In the taxi on the way home last night after (another) too long day in the office I was listening to a re-broadcast of what sounded like a BBC program on the current market conditions. I was very pleasantly surprised to hear it actually making sense – the talking heads chosen were happy to correct the journalist if she misunderstood and, even better, the journalist was willing to listen and incorporate the comments made by the interviewees.
There was a particularly good section on Citibank and Prince’s resignation. In this, the journalist asked if the sub-prime related write-downs were what had prompted him to go and the interviewee said that the write-downs certainly did not help, but the failure to knit the bits of Citi together over the years since the last lot of mergers was much more important. He also made the point that Rubin was definitely in Prince’s camp and, at 69, likely to stand down soon.
All in all a good program. Unfortunately, after a quick search this afternoon I cannot find it on the BBC website. It was re-broadcast in Australia at about midday GMT, probably live, if anyone can point to it.

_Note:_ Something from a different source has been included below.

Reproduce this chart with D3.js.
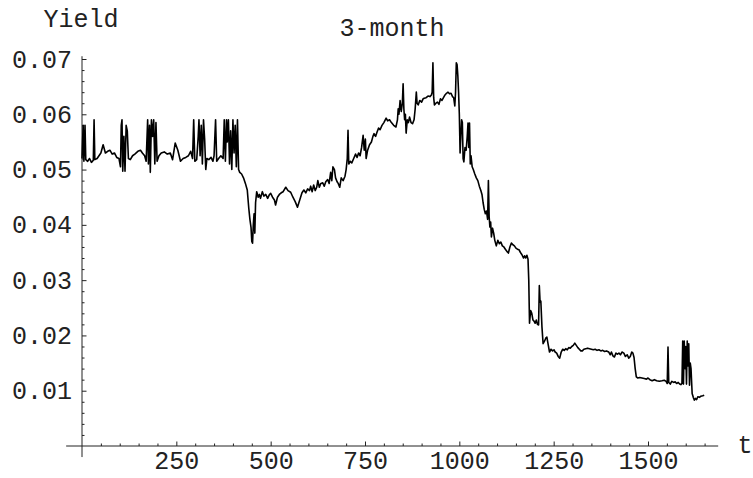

This reminded me of an old bug-bear of mine about business journalism – with a few honourable exceptions, a lot of it is wrong or completely misses the point. As soon as it gets beyond simply reporting the facts much of the analysis seems misleading.
In risk management one of the great uncertainties is name risk – how can we be reasonably sure that an incorrect or overblown story does not (undeservedly) damage or destroy our reputation? Is it the fault of the journalists or of the business community if they print wrong or bad stories?
What can we do to avoid it or at least minimise the risks?